§ Prompt
Leave out the pictures and retype only the lines from the opening line to the line that holds "- margin.bottom, margin.top]);", both ends included.

.....

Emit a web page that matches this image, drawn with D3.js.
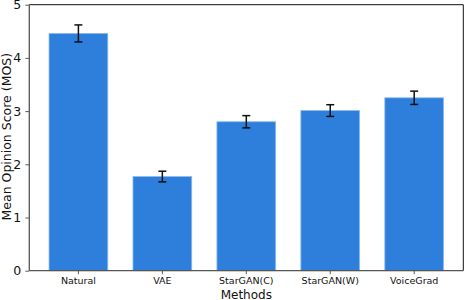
<!DOCTYPE html>
<html>
<head>
<meta charset="utf-8">
<script src="https://cdn.jsdelivr.net/npm/d3@7"></script>
<style>
  body { margin: 0; background: #fff; }
  text { font-family: "DejaVu Sans", sans-serif; }
</style>
</head>
<body>
<svg id="chart" width="464" height="300"></svg>
<script>
// data
var methods = ["Natural", "VAE", "StarGAN(C)", "StarGAN(W)", "VoiceGrad"];
var mos = [4.46, 1.77, 2.80, 3.01, 3.25];
var mosErr = [0.16, 0.10, 0.115, 0.11, 0.125];
var yTicks = [0, 1, 2, 3, 4, 5];

var W = 464, H = 300;
var margin = {left: 29.3, right: 0.7, top: 4.7, bottom: 29.3};
var svg = d3.select("#chart");

var x = d3.scaleBand()
    .domain(methods)
    .range([margin.left, W - margin.right])
    .paddingInner(0.3)
    .paddingOuter(0.235);

var y = d3.scaleLinear()
    .domain([0, 5])
    .range([H - margin.bottom, margin.top]);

// bars
svg.selectAll(".bar")
    .data(methods)
    .enter()
    .append("rect")
    .attr("class", "bar")
    .attr("x", function(d){ return x(d) })
    .attr("width", x.bandwidth())
    .attr("y", function(d, i){ return y(mos[i]) })
    .attr("height", function(d, i){ return y(0) - y(mos[i]) })
    .style("fill", "#2d7fdb")
    .style("stroke", "#8dbbec")
    .style("stroke-width", 0.8);

// error bars
var capW = 8;
var err = svg.selectAll(".err")
    .data(methods)
    .enter()
    .append("g")
    .attr("class", "err")
    .style("stroke", "#111")
    .style("stroke-width", 1.5);
err.append("line")
    .attr("x1", function(d){ return x(d) + x.bandwidth()/2 })
    .attr("x2", function(d){ return x(d) + x.bandwidth()/2 })
    .attr("y1", function(d, i){ return y(mos[i] + mosErr[i]) })
    .attr("y2", function(d, i){ return y(mos[i] - mosErr[i]) });
[1, -1].forEach(function(s){
    err.append("line")
        .attr("x1", function(d){ return x(d) + x.bandwidth()/2 - capW/2 })
        .attr("x2", function(d){ return x(d) + x.bandwidth()/2 + capW/2 })
        .attr("y1", function(d, i){ return y(mos[i] + s*mosErr[i]) })
        .attr("y2", function(d, i){ return y(mos[i] + s*mosErr[i]) });
});

// axes
var yAxis = d3.axisLeft(y).tickValues(yTicks).tickSize(4).tickPadding(4).tickFormat(d3.format("d"));
var gy = svg.append("g")
    .attr("transform", "translate(" + margin.left + ",0)")
    .call(yAxis);
gy.selectAll("text").style("font-size", "12.5px").style("fill", "#111");

var xAxis = d3.axisBottom(x).tickSize(3.5).tickPadding(3.5);
var gx = svg.append("g")
    .attr("transform", "translate(0," + (H - margin.bottom) + ")")
    .call(xAxis);
gx.selectAll("text").style("font-size", "9.5px").style("fill", "#111");

[gx, gy].forEach(function(g){
    g.select(".domain").remove();
    g.selectAll(".tick line").style("stroke", "#333").style("stroke-width", 0.8);
});

// frame
var x0 = margin.left, x1 = W - margin.right, y0 = margin.top, y1 = H - margin.bottom;
svg.append("line").attr("x1", x0).attr("x2", x1).attr("y1", y0).attr("y2", y0)
    .style("stroke", "#111").style("stroke-width", 1);
svg.append("line").attr("x1", x1).attr("x2", x1).attr("y1", y0).attr("y2", y1)
    .style("stroke", "#111").style("stroke-width", 1);
svg.append("line").attr("x1", x0).attr("x2", x0).attr("y1", y0).attr("y2", y1)
    .style("stroke", "#555").style("stroke-width", 1.3);
svg.append("line").attr("x1", x0).attr("x2", x1).attr("y1", y1).attr("y2", y1)
    .style("stroke", "#555").style("stroke-width", 1.3);

// labels
svg.append("text")
    .attr("x", (x0 + x1) / 2)
    .attr("y", 298.5)
    .attr("text-anchor", "middle")
    .style("font-size", "12px")
    .style("fill", "#111")
    .text("Methods");

svg.append("text")
    .attr("transform", "translate(11," + ((y0 + y1) / 2 - 1) + ") rotate(-90)")
    .attr("text-anchor", "middle")
    .style("font-size", "12.5px")
    .style("fill", "#111")
    .text("Mean Opinion Score (MOS)");
</script>
</body>
</html>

.....

§ Complete output
Emit a web page that matches this image, drawn with D3.js.
<!DOCTYPE html>
<html>
<head>
<meta charset="utf-8">
<script src="https://cdn.jsdelivr.net/npm/d3@7"></script>
<style>
  body { margin: 0; background: #fff; }
  text { font-family: "DejaVu Sans", sans-serif; }
</style>
</head>
<body>
<svg id="chart" width="464" height="300"></svg>
<script>
// data
var methods = ["Natural", "VAE", "StarGAN(C)", "StarGAN(W)", "VoiceGrad"];
var mos = [4.46, 1.77, 2.80, 3.01, 3.25];
var mosErr = [0.16, 0.10, 0.115, 0.11, 0.125];
var yTicks = [0, 1, 2, 3, 4, 5];

var W = 464, H = 300;
var margin = {left: 29.3, right: 0.7, top: 4.7, bottom: 29.3};
var svg = d3.select("#chart");

var x = d3.scaleBand()
    .domain(methods)
    .range([margin.left, W - margin.right])
    .paddingInner(0.3)
    .paddingOuter(0.235);

var y = d3.scaleLinear()
    .domain([0, 5])
    .range([H - margin.bottom, margin.top]);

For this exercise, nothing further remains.